> **Direction**: No pictures belong in the copy; return exactly the lines from the one with "Write a web" through the one with "var metroY = [1, 1, 0.1, 0.1, 1, 1];", both ends included, and nothing else.

— start of The input —

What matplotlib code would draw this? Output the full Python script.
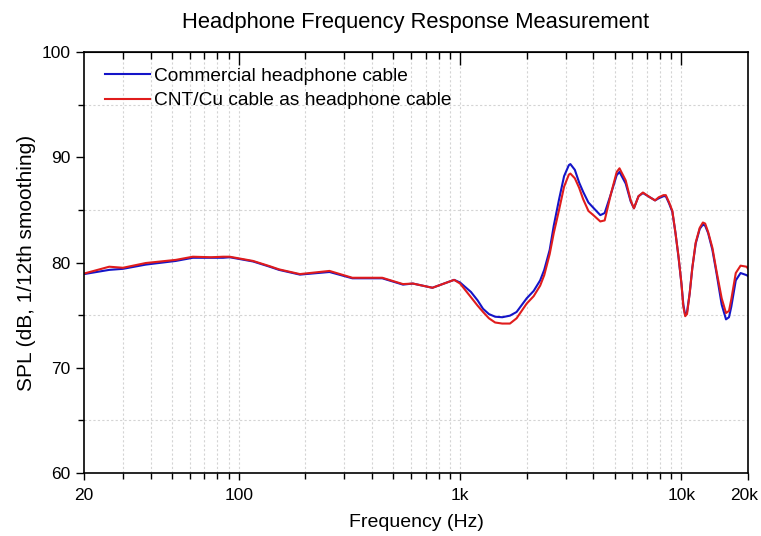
import numpy as np
import matplotlib
matplotlib.use("Agg")
import matplotlib.pyplot as plt
import matplotlib.transforms as mtransforms
from matplotlib.ticker import FixedLocator, NullFormatter, MultipleLocator

plt.rcParams['font.family'] = ['Liberation Sans', 'DejaVu Sans']

# frequency points (Hz)
freq = [20, 26, 30, 38, 52, 62, 75, 85, 91, 116, 138, 152, 189, 257, 326, 445,
        552, 612, 750, 940, 1000, 1120, 1200, 1270, 1350, 1440, 1550, 1680, 1800,
        2000, 2150, 2300, 2400, 2540, 2650, 2800, 2950, 3100, 3150, 3300, 3450,
        3600, 3800, 4000, 4300, 4500, 4800, 5100, 5250, 5600, 5900, 6100, 6400,
        6700, 7200, 7600, 7900, 8300, 8500, 8800, 9100, 9400, 9700, 10000, 10200,
        10400, 10600, 10900, 11200, 11600, 12100, 12500, 12800, 13200, 13800,
        14400, 15200, 15900, 16400, 16800, 17600, 18500, 19700, 20000]

commercial = [78.9, 79.3, 79.4, 79.8, 80.15, 80.45, 80.45, 80.45, 80.5, 80.1, 79.6,
              79.3, 78.85, 79.1, 78.5, 78.5, 77.9, 78.0, 77.6, 78.35, 78.1, 77.2,
              76.4, 75.6, 75.1, 74.85, 74.8, 74.95, 75.3, 76.6, 77.3, 78.3, 79.3,
              81.2, 83.5, 86.0, 88.2, 89.25, 89.35, 88.8, 87.6, 86.7, 85.7, 85.2,
              84.5, 84.7, 86.5, 88.3, 88.6, 87.5, 85.8, 85.15, 86.3, 86.6, 86.2,
              85.9, 86.1, 86.3, 86.3, 85.6, 84.8, 82.8, 80.5, 78.0, 76.0, 75.0,
              75.3, 77.1, 79.5, 81.8, 83.2, 83.6, 83.5, 82.8, 81.2, 79.0, 76.0,
              74.6, 74.8, 75.8, 78.3, 79.0, 78.8, 78.7]

cnt_cu = [78.95, 79.6, 79.5, 79.95, 80.25, 80.55, 80.5, 80.55, 80.55, 80.15, 79.65,
          79.35, 78.9, 79.2, 78.55, 78.55, 77.95, 78.0, 77.6, 78.35, 78.0, 76.7,
          75.9, 75.3, 74.7, 74.3, 74.2, 74.2, 74.7, 76.1, 76.8, 77.8, 78.8,
          80.8, 82.8, 85.0, 87.2, 88.35, 88.45, 88.0, 87.1, 86.0, 84.9, 84.5,
          83.9, 84.0, 86.5, 88.6, 88.95, 87.8, 85.9, 85.15, 86.3, 86.65, 86.2,
          85.9, 86.2, 86.4, 86.4, 85.7, 84.9, 82.8, 80.6, 78.0, 75.8, 74.9,
          75.1, 77.1, 79.5, 81.9, 83.3, 83.8, 83.7, 82.9, 81.4, 79.2, 76.6,
          75.2, 75.4, 76.5, 79.0, 79.7, 79.6, 79.4]

xticks = [20, 100, 1000, 10000, 20000]
xticklabels = ['20', '100', '1k', '10k', '20k']
minor_x = [30, 40, 50, 60, 70, 80, 90, 200, 300, 400, 500, 600, 700, 800, 900,
           2000, 3000, 4000, 5000, 6000, 7000, 8000, 9000]

fig = plt.figure(figsize=(7.61, 5.36), dpi=100)
ax = fig.add_axes([0.1104, 0.1175, 0.8726, 0.7855])

ax.plot(freq, commercial, color='#1414c8', lw=1.5, label='Commercial headphone cable')
ax.plot(freq, cnt_cu, color='#e01c1c', lw=1.5, label='CNT/Cu cable as headphone cable')

ax.set_xscale('log')
ax.set_xlim(20, 20000)
ax.set_ylim(60, 100)
ax.set_xticks(xticks)
ax.set_xticklabels(xticklabels)
ax.xaxis.set_minor_locator(FixedLocator(minor_x))
ax.xaxis.set_minor_formatter(NullFormatter())
ax.yaxis.set_major_locator(MultipleLocator(10))
ax.yaxis.set_minor_locator(MultipleLocator(5))

for f in minor_x + [100, 1000, 10000]:
    ax.axvline(f, color='#d4d4d4', lw=0.8, ls=(0, (2, 2)), zorder=0)
for v in [65, 75, 85, 95]:
    ax.axhline(v, color='#d4d4d4', lw=0.8, ls=(0, (2, 2)), zorder=0)

ax.tick_params(axis='both', which='major', direction='out', length=6, width=1,
               labelsize=12.5, right=False, top=False)
ax.tick_params(axis='both', which='minor', direction='out', length=4, width=1)
ax.tick_params(axis='x', which='major', length=5, pad=6)

# keep the 20k label inside the figure
last = ax.get_xticklabels()[-1]
last.set_transform(last.get_transform() +
                   mtransforms.ScaledTranslation(-4 / 100, 0, fig.dpi_scale_trans))

top = ax.secondary_xaxis('top')
top.set_xticks([100, 1000, 10000])
top.xaxis.set_minor_locator(FixedLocator(minor_x))
top.xaxis.set_minor_formatter(NullFormatter())
top.tick_params(which='major', direction='in', length=9, width=1, labeltop=False)
top.tick_params(which='minor', direction='in', length=5, width=1)

for s in ax.spines.values():
    s.set_linewidth(1.2)

ax.set_xlabel('Frequency (Hz)', fontsize=14, labelpad=8)
ax.set_ylabel('SPL (dB, 1/12th smoothing)', fontsize=15, labelpad=4)
ax.set_title('Headphone Frequency Response Measurement', fontsize=15.8, pad=17)

ax.legend(loc='upper left', frameon=False, fontsize=13.8, handlelength=2.3,
          handletextpad=0.25, labelspacing=0.35, borderaxespad=0.2,
          bbox_to_anchor=(0.015, 0.99))

fig.savefig('out.png', dpi=100)
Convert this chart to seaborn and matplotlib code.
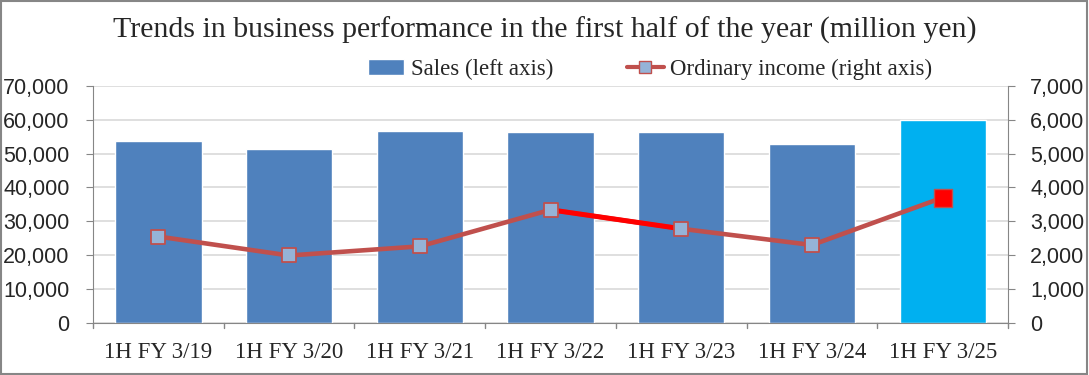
"""Half-year sales and ordinary income trend chart."""

import matplotlib.pyplot as plt
import seaborn as sns
import pandas as pd
from matplotlib.lines import Line2D
from matplotlib.patches import Patch, Rectangle

periods = ["1H FY 3/19", "1H FY 3/20", "1H FY 3/21", "1H FY 3/22",
           "1H FY 3/23", "1H FY 3/24", "1H FY 3/25"]
sales = [53600, 51300, 56700, 56500, 56500, 52700, 60000]
ordinary_income = [2550, 1990, 2260, 3340, 2780, 2300, 3700]
highlight_segment = ["1H FY 3/22", "1H FY 3/23"]

BAR_BLUE = "#4F81BD"
BAR_LATEST = "#00B0F0"
LINE_RED = "#C0504D"
SERIF = ["Liberation Serif", "DejaVu Serif"]
SANS = ["Liberation Sans", "DejaVu Sans"]

sns.set_style("white")
plt.rcParams["font.family"] = SANS

df = pd.DataFrame({"period": periods, "sales": sales, "income": ordinary_income})
df["x"] = range(len(df))

fig = plt.figure(figsize=(10.89, 3.75), dpi=100)
ax = fig.add_axes([0.0854, 0.139, 0.8403, 0.632])

bar_colors = [BAR_BLUE] * (len(df) - 1) + [BAR_LATEST]
sns.barplot(data=df, x="period", y="sales", hue="period", palette=bar_colors,
            width=0.66, legend=False, saturation=1, ax=ax, zorder=2)

ax.set_ylim(0, 70000)
ax.set_yticks(range(0, 70001, 10000))
ax.set_yticklabels([f"{v:,}" for v in range(0, 70001, 10000)], fontsize=15.5)
ax.set_xlim(-0.5, len(df) - 0.5)
ax.set_xlabel("")
ax.set_ylabel("")
ax.set_xticks(range(len(df)))
ax.set_xticklabels(periods, family=SERIF, fontsize=16.5)
ax.tick_params(axis="x", length=0, pad=14)
ax.tick_params(axis="y", length=5, color="#868686", direction="out", pad=12)
ax.yaxis.grid(True, color="#D9D9D9", linewidth=1.2, zorder=0)
ax.set_axisbelow(True)
for side in ["top", "right"]:
    ax.spines[side].set_visible(False)
for side in ["left", "bottom"]:
    ax.spines[side].set_color("#868686")
# category boundary ticks below the axis
for b in [i - 0.5 for i in range(len(df) + 1)]:
    ax.plot([b, b], [0, -1600], color="#868686", lw=1, clip_on=False, zorder=3)

ax2 = ax.twinx()
ax2.set_ylim(0, 7000)
ax2.set_yticks(range(0, 7001, 1000))
ax2.set_yticklabels([f"{v:,}" for v in range(0, 7001, 1000)], fontsize=15.5)
ax2.tick_params(axis="y", length=5, color="#868686", direction="out", pad=11)
for side in ["top", "left", "bottom"]:
    ax2.spines[side].set_visible(False)
ax2.spines["right"].set_color("#868686")

sns.lineplot(data=df, x="x", y="income", color=LINE_RED, linewidth=3.3,
             ax=ax2, zorder=3)
seg = df[df["period"].isin(highlight_segment)]
ax2.plot(seg["x"], seg["income"], color="#FF0000", linewidth=3.6, zorder=4)
ax2.scatter(df["x"][:-1], df["income"][:-1], marker="s", s=95,
            color="#95B3D7", edgecolor=LINE_RED, linewidth=1.3, zorder=5)
ax2.scatter(df["x"].iloc[-1:], df["income"].iloc[-1:], marker="s", s=160,
            color="#FF0000", edgecolor=LINE_RED, linewidth=1.0, zorder=5)
ax2.set_xlabel("")
ax2.set_ylabel("")
ax2.set_xlim(-0.5, len(df) - 0.5)

fig.text(0.5, 0.918, "Trends in business performance in the first half of the year (million yen)",
         ha="center", va="center", family=SERIF, fontsize=21.5)

handles = [
    Patch(facecolor=BAR_BLUE, label="Sales (left axis)"),
    Line2D([0], [0], color=LINE_RED, lw=3, marker="s", markersize=8,
           markerfacecolor="#95B3D7", markeredgecolor=LINE_RED,
           label="Ordinary income (right axis)"),
]
fig.legend(handles=handles, loc="center", bbox_to_anchor=(0.597, 0.815), ncol=2,
           frameon=False, prop={"family": SERIF, "size": 16.5},
           handlelength=1.6, handletextpad=0.3, columnspacing=3.2)

fig.patches.append(Rectangle((0.001, 0.002), 0.997, 0.995, transform=fig.transFigure,
                             fill=False, edgecolor="#868686", linewidth=1.5))

fig.savefig("out.png", dpi=100)
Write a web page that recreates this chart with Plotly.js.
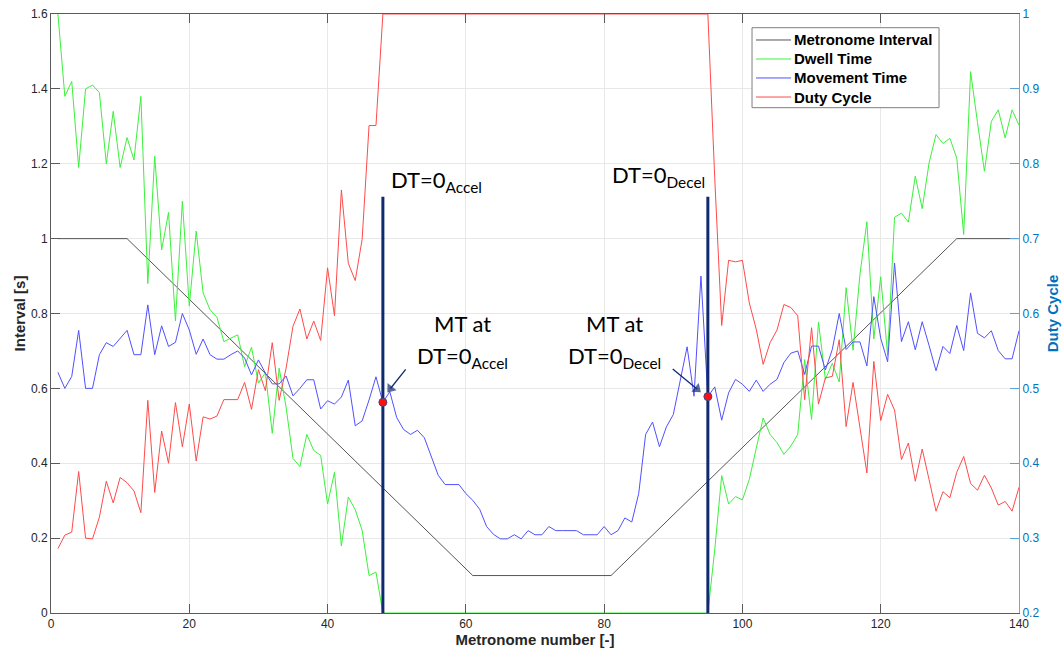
<!DOCTYPE html>
<html>
<head>
<meta charset="utf-8">
<script src="https://cdn.plot.ly/plotly-3.0.1.min.js"></script>
<style>
html,body{margin:0;padding:0;background:#fff;}
#chart{width:1064px;height:655px;}
</style>
</head>
<body>
<div id="chart"></div>
<script>
// Metronome interval breakpoints (piecewise linear profile)
var metroX = [1, 11, 61, 81, 131, 140];
var metroY = [1, 1, 0.1, 0.1, 1, 1];

// Dwell time [s], metronome numbers 1..140
var dwellTime = [
 1.60,1.38,1.42,1.19,1.40,1.41,1.39,1.20,1.34,1.19,
 1.27,1.21,1.38,0.88,1.22,0.97,1.07,0.78,1.10,0.82,
 1.02,0.855,0.81,0.79,0.725,0.735,0.743,0.658,0.71,0.614,
 0.642,0.48,0.654,0.55,0.413,0.391,0.477,0.434,0.421,0.291,
 0.376,0.179,0.31,0.276,0.221,0.10,0.109,0,0,0,
 0,0,0,0,0,0,0,0,0,0,
 0,0,0,0,0,0,0,0,0,0,
 0,0,0,0,0,0,0,0,0,0,
 0,0,0,0,0,0,0,0,0,0,
 0,0,0,0,0,0.17,0.367,0.291,0.311,0.302,
 0.357,0.44,0.521,0.477,0.455,0.424,0.446,0.477,0.677,0.517,
 0.777,0.624,0.667,0.617,0.869,0.702,0.905,1.045,0.732,0.898,
 0.688,1.057,1.068,1.044,1.167,1.080,1.203,1.278,1.254,1.268,
 1.215,1.011,1.446,1.310,1.180,1.313,1.344,1.269,1.344,1.303
];

// Movement time [s]
var movementTime = [
 0.643,0.600,0.632,0.755,0.600,0.600,0.690,0.722,0.712,0.734,
 0.755,0.690,0.690,0.823,0.690,0.767,0.712,0.723,0.800,0.756,
 0.691,0.732,0.690,0.678,0.678,0.690,0.700,0.681,0.636,0.676,
 0.641,0.612,0.612,0.633,0.580,0.600,0.623,0.623,0.545,0.567,
 0.558,0.577,0.622,0.500,0.513,0.569,0.631,0.563,0.591,0.522,
 0.490,0.477,0.488,0.468,0.417,0.368,0.343,0.343,0.343,0.319,
 0.301,0.277,0.231,0.210,0.198,0.198,0.209,0.198,0.220,0.209,
 0.209,0.231,0.220,0.220,0.220,0.220,0.209,0.209,0.209,0.231,
 0.209,0.220,0.254,0.243,0.319,0.477,0.510,0.444,0.497,0.530,
 0.620,0.711,0.579,0.900,0.578,0.604,0.515,0.588,0.624,0.611,
 0.592,0.622,0.592,0.611,0.624,0.669,0.694,0.700,0.637,0.713,
 0.713,0.649,0.704,0.800,0.704,0.724,0.724,0.660,0.845,0.734,
 0.671,0.935,0.725,0.778,0.703,0.778,0.714,0.647,0.712,0.693,
 0.768,0.701,0.855,0.747,0.735,0.754,0.701,0.679,0.679,0.754
];

// Duty cycle (right axis)
var dutyCycle = [
 0.286,0.304,0.308,0.389,0.300,0.299,0.328,0.376,0.347,0.381,
 0.374,0.363,0.334,0.484,0.361,0.443,0.400,0.481,0.422,0.479,
 0.403,0.462,0.459,0.463,0.485,0.485,0.485,0.508,0.472,0.525,
 0.497,0.561,0.484,0.527,0.583,0.606,0.566,0.590,0.564,0.661,
 0.597,0.765,0.667,0.644,0.699,0.851,0.851,1,1,1,
 1,1,1,1,1,1,1,1,1,1,
 1,1,1,1,1,1,1,1,1,1,
 1,1,1,1,1,1,1,1,1,1,
 1,1,1,1,1,1,1,1,1,1,
 1,1,1,1,1,0.78,0.584,0.671,0.669,0.671,
 0.614,0.579,0.532,0.561,0.578,0.612,0.608,0.597,0.485,0.581,
 0.479,0.514,0.516,0.565,0.449,0.508,0.446,0.387,0.536,0.457,
 0.492,0.471,0.405,0.427,0.376,0.419,0.378,0.336,0.362,0.354,
 0.388,0.409,0.373,0.364,0.384,0.367,0.344,0.349,0.336,0.368
];

// Series names (legend) and colours
var seriesNames = ['Metronome Interval', 'Dwell Time', 'Movement Time', 'Duty Cycle'];
var seriesColors = ['#555555', '#3cf03c', '#5050ff', '#ff4a4a'];

// DT = 0 events (metronome numbers) and height of the marker lines
var dtZeroIdx = [48, 95];
var dtLineTop = 1.112;

var xTicks = [0, 20, 40, 60, 80, 100, 120, 140];

var n = [];
for (var i = 1; i <= dwellTime.length; i++) n.push(i);

var navy = '#0f2a6e';
var axisGrey = '#5a5a5a';
var blueAxis = '#0072BD';

var traces = [
  {x: metroX, y: metroY, name: seriesNames[0], mode: 'lines',
   line: {color: seriesColors[0], width: 1}},
  {x: n, y: dwellTime, name: seriesNames[1], mode: 'lines',
   line: {color: seriesColors[1], width: 1}},
  {x: n, y: movementTime, name: seriesNames[2], mode: 'lines',
   line: {color: seriesColors[2], width: 1}},
  {x: n, y: dutyCycle, name: seriesNames[3], mode: 'lines', yaxis: 'y2',
   line: {color: seriesColors[3], width: 1}}
];

dtZeroIdx.forEach(function (k) {
  traces.push({x: [k, k], y: [0, dtLineTop], mode: 'lines', showlegend: false,
    line: {color: navy, width: 3}});
});

// pointer arrows (tail -> head), drawn as line + oriented triangle marker
var arrowPaths = [
  {x: [51.30, 49.10], y: [0.651, 0.5996]},
  {x: [89.92, 93.43], y: [0.6517, 0.5983]}
];
arrowPaths.forEach(function (p) {
  traces.push({x: p.x, y: p.y, mode: 'lines+markers', showlegend: false,
    line: {color: navy, width: 1.3},
    marker: {symbol: 'triangle-up', angleref: 'previous', size: [0, 10], color: navy,
      line: {width: 0}}});
});

traces.push({x: dtZeroIdx, y: dtZeroIdx.map(function (k) { return movementTime[k - 1]; }),
  mode: 'markers', showlegend: false,
  marker: {color: '#ff1010', size: 8, line: {color: '#3a4a8a', width: 1}}});

var annFont = {family: 'Lato, "Open Sans", sans-serif', size: 22, color: '#000'};

var annotations = [
  {x: 55.7, y: 1.155, xref: 'x', yref: 'y', text: 'DT=0<sub>Accel</sub>', showarrow: false,
   xanchor: 'center', yanchor: 'middle', font: annFont},
  {x: 87.8, y: 1.168, xref: 'x', yref: 'y', text: 'DT=0<sub>Decel</sub>', showarrow: false,
   xanchor: 'center', yanchor: 'middle', font: annFont},
  {x: 59.5, y: 0.773, xref: 'x', yref: 'y', text: 'MT at', showarrow: false,
   xanchor: 'center', yanchor: 'middle', font: annFont},
  {x: 59.5, y: 0.685, xref: 'x', yref: 'y', text: 'DT=0<sub>Accel</sub>', showarrow: false,
   xanchor: 'center', yanchor: 'middle', font: annFont},
  {x: 81.5, y: 0.773, xref: 'x', yref: 'y', text: 'MT at', showarrow: false,
   xanchor: 'center', yanchor: 'middle', font: annFont},
  {x: 81.5, y: 0.685, xref: 'x', yref: 'y', text: 'DT=0<sub>Decel</sub>', showarrow: false,
   xanchor: 'center', yanchor: 'middle', font: annFont}
];

// Custom legend box (paper coordinates)
var legX0 = 0.7242, legX1 = 0.9174, legTop = 0.9771, legBottom = 0.8436;
var legRows = [0.9566, 0.9249, 0.8932, 0.8614];
var shapes = [
  {type: 'rect', xref: 'paper', yref: 'paper', x0: legX0, x1: legX1, y0: legBottom, y1: legTop,
   line: {color: '#7f7f7f', width: 1}, fillcolor: '#ffffff', layer: 'above'}
];
legRows.forEach(function (ry, k) {
  shapes.push({type: 'line', xref: 'paper', yref: 'paper', x0: 0.7283, x1: 0.7645, y0: ry, y1: ry,
    line: {color: seriesColors[k], width: 1}, layer: 'above'});
  annotations.push({xref: 'paper', yref: 'paper', x: 0.7655, y: ry, text: seriesNames[k],
    showarrow: false, xanchor: 'left', yanchor: 'middle',
    font: {family: '"Liberation Sans", Arial, sans-serif', size: 15, weight: 'bold', color: '#000'}});
});

var layout = {
  width: 1064, height: 655,
  margin: {l: 51, r: 45, t: 14, b: 42},
  paper_bgcolor: '#ffffff', plot_bgcolor: '#ffffff',
  font: {family: '"Liberation Sans", Arial, sans-serif', size: 12, color: '#262626'},
  showlegend: false,
  xaxis: {range: [0, 140], tickvals: xTicks, ticks: 'inside', ticklen: 9, tickcolor: axisGrey,
    showline: true, linecolor: axisGrey, linewidth: 1, mirror: 'ticks',
    showgrid: true, gridcolor: '#e8e8e8', zeroline: false,
    tickfont: {size: 12, color: '#262626'},
    title: {text: 'Metronome number [-]', standoff: 4,
      font: {size: 15, weight: 'bold', color: '#262626'}}},
  yaxis: {range: [0, 1.6], dtick: 0.2, tick0: 0, ticks: 'inside', ticklen: 9, tickcolor: axisGrey,
    showline: true, linecolor: axisGrey, linewidth: 1,
    showgrid: true, gridcolor: '#e8e8e8', zeroline: false,
    tickfont: {size: 12, color: '#262626'},
    title: {text: 'Interval [s]', standoff: 1,
      font: {size: 15, weight: 'bold', color: '#262626'}}},
  yaxis2: {overlaying: 'y', side: 'right', range: [0.2, 1], dtick: 0.1, tick0: 0.2,
    ticks: 'inside', ticklen: 9, tickcolor: '#5fa3d6',
    showline: true, linecolor: '#6aaadc', linewidth: 1,
    showgrid: false, zeroline: false,
    tickfont: {size: 12, color: blueAxis},
    title: {text: 'Duty Cycle', standoff: 9,
      font: {size: 15, weight: 'bold', color: blueAxis}}},
  shapes: shapes,
  annotations: annotations
};

Plotly.newPlot('chart', traces, layout, {displayModeBar: false, staticPlot: true});
</script>
</body>
</html>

— end of The input —

> **Correct output**:
Write a web page that recreates this chart with Plotly.js.
<!DOCTYPE html>
<html>
<head>
<meta charset="utf-8">
<script src="https://cdn.plot.ly/plotly-3.0.1.min.js"></script>
<style>
html,body{margin:0;padding:0;background:#fff;}
#chart{width:1064px;height:655px;}
</style>
</head>
<body>
<div id="chart"></div>
<script>
// Metronome interval breakpoints (piecewise linear profile)
var metroX = [1, 11, 61, 81, 131, 140];
var metroY = [1, 1, 0.1, 0.1, 1, 1];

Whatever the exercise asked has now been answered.